The increased use of e-commerce marketplaces can allow a seller to reach a larger pool of potential buyers, but there are also benefits for the purchasing organization, according to McKinsey. These benefits include a larger selection of vendors and more transparency with regard to product and pricing. Concerns like timezones also become lesser issues with the adoption of marketplaces.
"For large enterprises, marketplaces’ ability to plug into companies’ entire source-to-pay (S2P) process is among their most powerful characteristics," McKinsey wrote in a report on B2B e-commerce. "By integrating with customers’ third-party purchasing systems, marketplaces automate, digitize, and simplify sourcing."

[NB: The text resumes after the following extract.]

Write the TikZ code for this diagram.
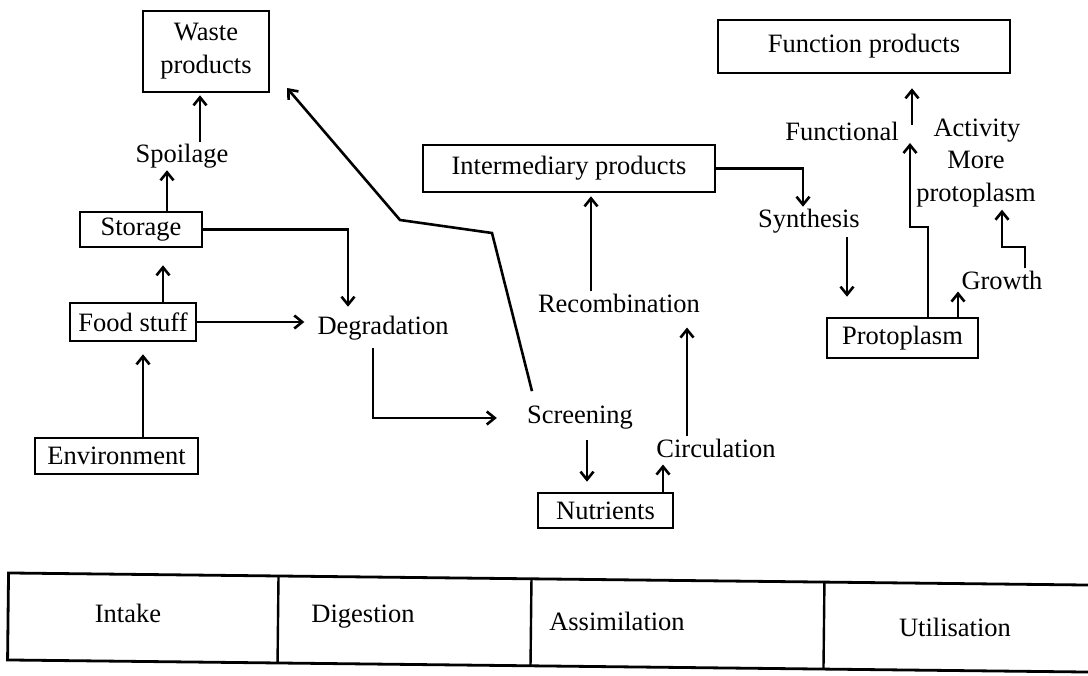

But users of online marketplaces should be aware of what they're using. In a broker model a marketplace will connect buyers and sellers, but doesn't usually provide any warranty or shoulder any responsibilty for ensuring a delivery takes place, McKinsey said.
Retail is the industry that has adopted e-commerce the most with 52% of B2B buying and selling happening via e-commerce. But manufacturing grew more in its e-commerce buying and selling than any other industry, jumping from 33% in December to reach 41% in September.
The plans for the Digitization Sprint come a year after Alibaba started providing the ability for U.S. companies to create e-commerce storefronts on its marketplace that buyers could use to find suppliers.